An index of executive and consumer sentiment rose to 102.2 from a revised 102.1 in June, the European Commission in Brussels said yesterday. The median forecast in a Bloomberg News survey of 27 economists was for a drop to 101.9.
“Business and consumer confidence has gradually picked up since the crisis,” said Timo del Carpio, an economist at RBC Capital Markets in London.
“This is positive for growth as it lifts a key drag on investment and consumption decisions.”
The ECB last month introduced an unprecedented range of measures, including a negative deposit rate, to spark price growth and demand.
Yet the conflicts in Ukraine and the Middle East have combined with the lingering legacy of the debt crisis, including high unemployment and weak inflation, to blunt the impact of the ECB’s efforts.
Price stability in the eurozone is threatened “energy and food prices, relative price adjustment in stressed countries, exchange-rate behaviour, weak demand and high unemployment,” ECB president Mario Draghi said on July 9.
“Those threats are real and to cope with them the governing council is determined to keep the monetary policy stance accommodative for an extended period of time.”
Companies’ performance and their business outlook diverge. Berlin-based Zalando, Europe’s largest online-only shoe and fashion retailer, broke into profit in the second quarter and envisions an initial public offering as early as this year.
Meanwhile, Software, Germany’s second-biggest software maker, lowered its full-year forecast this month.
Quarterly euro-area growth will remain flat at 0.3% through the end of this year, according to a separate Bloomberg survey of economists.
Industrial confidence rose to minus 3.8 from minus 4.3 in June and construction sentiment increased to minus 28.2 from minus 31.7, according to today’s report.
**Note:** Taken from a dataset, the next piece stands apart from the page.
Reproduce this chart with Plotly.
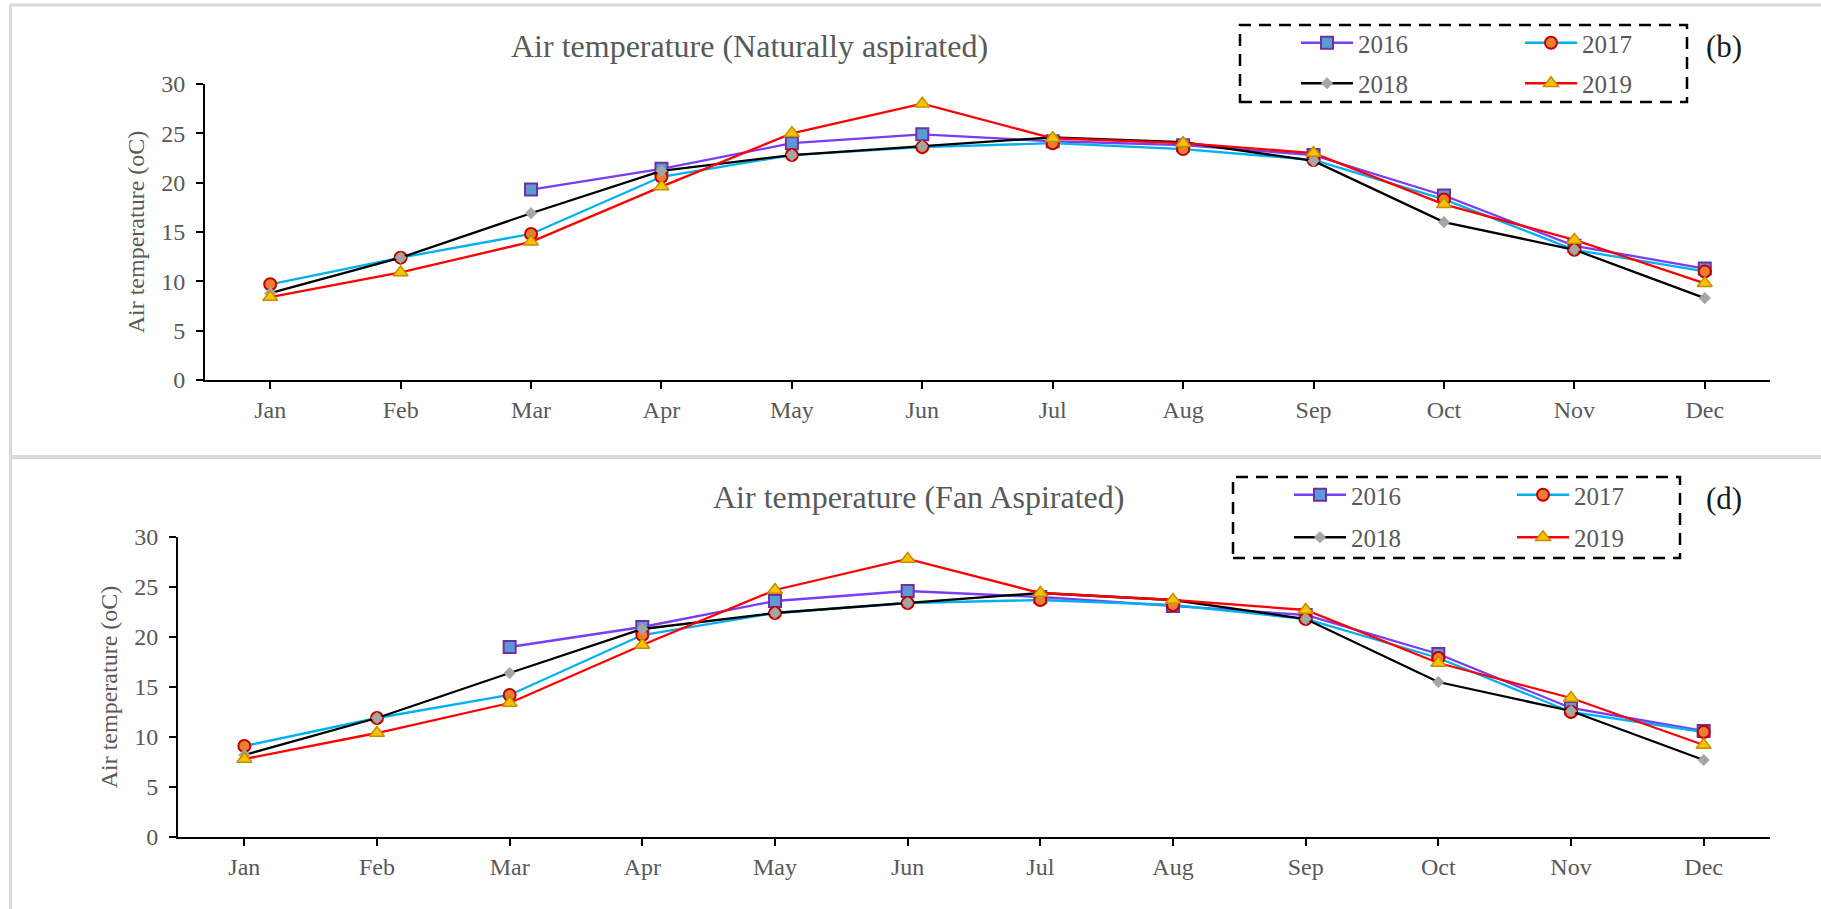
import plotly.graph_objects as go

W, H = 1821, 909

months = ["Jan", "Feb", "Mar", "Apr", "May", "Jun", "Jul", "Aug", "Sep", "Oct", "Nov", "Dec"]
years = ["2016", "2017", "2018", "2019"]

# (b) Naturally aspirated
nat_2016 = [None, None, 19.3, 21.4, 24.0, 24.9, 24.2, 23.8, 22.8, 18.7, 13.6, 11.3]
nat_2017 = [9.7, 12.4, 14.8, 20.6, 22.8, 23.6, 24.0, 23.4, 22.3, 18.3, 13.2, 11.0]
nat_2018 = [8.8, 12.4, 16.9, 21.2, 22.8, 23.7, 24.6, 24.1, 22.2, 16.0, 13.2, 8.3]
nat_2019 = [8.4, 10.9, 14.0, 19.6, 25.0, 28.0, 24.5, 24.0, 23.0, 17.8, 14.2, 9.8]

# (d) Fan aspirated
fan_2016 = [None, None, 19.0, 21.0, 23.6, 24.6, 24.0, 23.1, 22.2, 18.3, 12.9, 10.6]
fan_2017 = [9.1, 11.9, 14.2, 20.2, 22.4, 23.4, 23.7, 23.2, 21.8, 17.9, 12.5, 10.5]
fan_2018 = [8.2, 11.9, 16.4, 20.8, 22.4, 23.4, 24.4, 23.7, 21.8, 15.5, 12.6, 7.7]
fan_2019 = [7.8, 10.4, 13.4, 19.2, 24.7, 27.8, 24.4, 23.7, 22.7, 17.4, 13.9, 9.2]

titles = ["Air temperature (Naturally aspirated)", "Air temperature (Fan Aspirated)"]
panel_tags = ["(b)", "(d)"]
ytitle = "Air temperature (oC)"
yticks = [0, 5, 10, 15, 20, 25, 30]

FONT = "Liberation Serif"
GRAY = "#595959"

styles = {
    "2016": dict(line="#7A3CF5", symbol="square", size=12, fill="#5B9BD5", edge="#7030A0", ew=2),
    "2017": dict(line="#00B0F0", symbol="circle", size=12, fill="#ED7D31", edge="#C00000", ew=2),
    "2018": dict(line="#000000", symbol="diamond", size=9, fill="#A5A5A5", edge="#A5A5A5", ew=0.5),
    "2019": dict(line="#FF0000", symbol="triangle-up", size=13, fill="#FFC000", edge="#BF9000", ew=1.5),
}

def px(x):
    return x / W

def py(y):
    return 1 - y / H

fig = go.Figure()

panels = [
    dict(data=[nat_2016, nat_2017, nat_2018, nat_2019], xa="x", ya="y",
         left=205, right=1770, top=84, bottom=380,
         legends=("legend", "legend2"), leg_x=(1296, 1520), leg_y=20, gap=5),
    dict(data=[fan_2016, fan_2017, fan_2018, fan_2019], xa="x2", ya="y2",
         left=178, right=1770, top=537, bottom=837,
         legends=("legend3", "legend4"), leg_x=(1289, 1512), leg_y=472, gap=7),
]

for pi, p in enumerate(panels):
    for yi, (yr, vals) in enumerate(zip(years, p["data"])):
        s = styles[yr]
        leg = p["legends"][0] if yr in ("2016", "2018") else p["legends"][1]
        fig.add_trace(go.Scatter(
            x=months, y=vals, name=yr, mode="lines+markers",
            xaxis=p["xa"], yaxis=p["ya"], legend=leg,
            legendgroup=f"p{pi}_{yr}",
            line=dict(color=s["line"], width=2.3),
            marker=dict(symbol=s["symbol"], size=s["size"], color=s["fill"],
                        line=dict(color=s["edge"], width=s["ew"])),
            connectgaps=False,
        ))

axis_common = dict(
    showline=True, linecolor="black", linewidth=2,
    ticks="outside", ticklen=7, tickwidth=2, tickcolor="black",
    showgrid=False, zeroline=False, automargin=False,
    tickfont=dict(family=FONT, size=24, color=GRAY),
)

layout = dict(
    width=W, height=H,
    margin=dict(l=0, r=0, t=0, b=0, pad=0, autoexpand=False),
    paper_bgcolor="white", plot_bgcolor="white",
    showlegend=True,
    font=dict(family=FONT, color=GRAY),
)

for pi, p in enumerate(panels):
    sfx = "" if pi == 0 else "2"
    layout["xaxis" + sfx] = dict(
        axis_common, domain=[px(p["left"]), px(p["right"])],
        anchor="y" + sfx, type="category", categoryorder="array",
        categoryarray=months, range=[-0.5, 11.5], ticklabelstandoff=0,
    )
    layout["yaxis" + sfx] = dict(
        axis_common, domain=[py(p["bottom"]), py(p["top"])],
        anchor="x" + sfx, range=[0, 30], tickvals=yticks, ticklabelstandoff=6,
        title=dict(text=ytitle, font=dict(family=FONT, size=24, color=GRAY), standoff=10),
    )
    for li, leg in enumerate(p["legends"]):
        layout[leg] = dict(
            x=px(p["leg_x"][li]), y=py(p["leg_y"]), xanchor="left", yanchor="top",
            orientation="v", bgcolor="rgba(0,0,0,0)", borderwidth=0,
            font=dict(family=FONT, size=25, color=GRAY),
            itemwidth=52, tracegroupgap=p["gap"], traceorder="grouped",
        )

fig.update_layout(**layout)

annotations = [
    dict(text=titles[0], x=px(749), y=py(46), xref="paper", yref="paper",
         showarrow=False, xanchor="center", yanchor="middle",
         font=dict(family=FONT, size=32, color=GRAY)),
    dict(text=titles[1], x=px(918), y=py(497), xref="paper", yref="paper",
         showarrow=False, xanchor="center", yanchor="middle",
         font=dict(family=FONT, size=32, color=GRAY)),
    dict(text=panel_tags[0], x=px(1724), y=py(46), xref="paper", yref="paper",
         showarrow=False, xanchor="center", yanchor="middle",
         font=dict(family=FONT, size=31, color="#1a1a1a")),
    dict(text=panel_tags[1], x=px(1724), y=py(499), xref="paper", yref="paper",
         showarrow=False, xanchor="center", yanchor="middle",
         font=dict(family=FONT, size=31, color="#1a1a1a")),
]

BORDER = "#D9D9D9"
shapes = [
    # panel frames
    dict(type="line", xref="paper", yref="paper", x0=px(10.5), x1=px(10.5), y0=py(5), y1=0,
         line=dict(color=BORDER, width=3)),
    dict(type="line", xref="paper", yref="paper", x0=px(10), x1=1, y0=py(5), y1=py(5),
         line=dict(color=BORDER, width=3)),
    dict(type="line", xref="paper", yref="paper", x0=px(10), x1=1, y0=py(457), y1=py(457),
         line=dict(color=BORDER, width=4)),
    # dashed legend boxes
    dict(type="rect", xref="paper", yref="paper", x0=px(1240), x1=px(1687), y0=py(102), y1=py(25),
         line=dict(color="black", width=2.5, dash="12px,8px"), fillcolor="rgba(0,0,0,0)"),
    dict(type="rect", xref="paper", yref="paper", x0=px(1233), x1=px(1680), y0=py(558), y1=py(477),
         line=dict(color="black", width=2.5, dash="12px,8px"), fillcolor="rgba(0,0,0,0)"),
]

fig.update_layout(annotations=annotations, shapes=shapes)

fig.write_html("out.html", config={"responsive": False, "displayModeBar": False})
Sentiment in the services industry fell to 3.6 from 4.4. Consumer confidence was at minus 8.4 in line with a preliminary reading on July 23.
“The economic sentiment index is compatible with growth of at least 0.3% at the beginning of the summer,” said Paolo Mameli, an economist at Intesa Sanpaolo in Milan. “After a slowdown in the second quarter, growth could resume in the third.”